I’m scared of the pesticides on this produce, so I guess I’ll run them under cold water for half a second
Mock anti-vaxxers all you want but they’ll never have to deal with their kids during those angsty teen years or go broke paying for their college.
[blind date]
HER: I’m a light eater
ME {trying to impress her}: I once swallowed a halogen bulb
Dominos sent me an email while I was in the frozen pizza section. Trust issues much? I’ll call you later, relax.
Me: “What’s the haps, yo?”
19yo niece: …
Me: …
19yo niece: …
Me: “I’m sorry.”
My favorite childhood memory is not having a job.
Hangover status: playing duct, duct, tape with the kids.
BOB: My name spelled backwards is the same.
DAVE: Hahaha I’d be Evad.
LANA: Guys, can we play different game?
Remember, if you get dumped, it’s only because they’re looking for someone sexier and more attractive.
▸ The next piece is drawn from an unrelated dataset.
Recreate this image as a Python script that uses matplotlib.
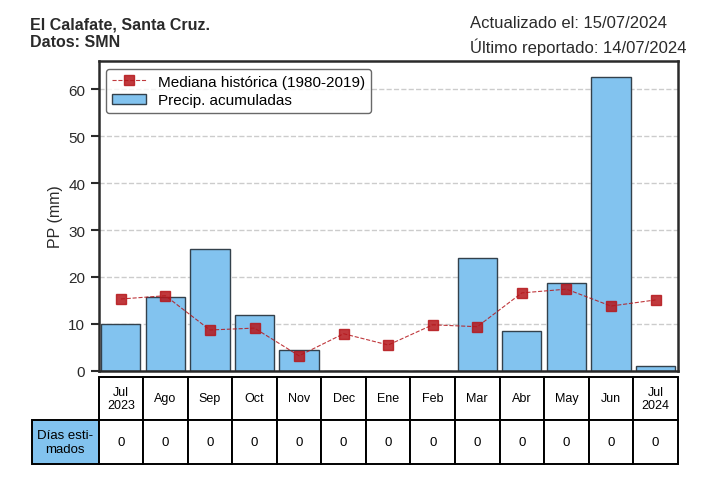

It has NOTHING to do with you.
Probably the worst thing about the death of print media is the devastating effect it’s having on the producers of traditional ransom notes.
Hang in there, you can do it.
-Canadian bathroom graffiti
No, YOU didn’t tighten the cap on my urine sample
Hubby: You were grumpy yesterday.
Me: So, you’re grumpy every day.
Hubby: At least I’m consistent.
I’m sorry that I gave your baby a wine cooler. I forgot that I superglued a mustache on him earlier and thought he was of legal age.
[50 years from now]
*visiting husband’s grave*
“I wanted to let you know that after all these years I’ve finally figured out where I want to go to eat.”
WIFE: i have a gynecologist exam today
ME: what?? i didn’t even know you were in med school
waiter: what’ll it be?
me: I’ll have chameleon
waiter: that’s not on the menu
me: how can you be sure?
accidentally left my turn signal on for a couple minutes so now i’m going back and turning at all the places i indicated i would
Failed my Politics exam. “Describe the role that India plays in the modern world”.
Apparently “Tech Support” is not the correct answer.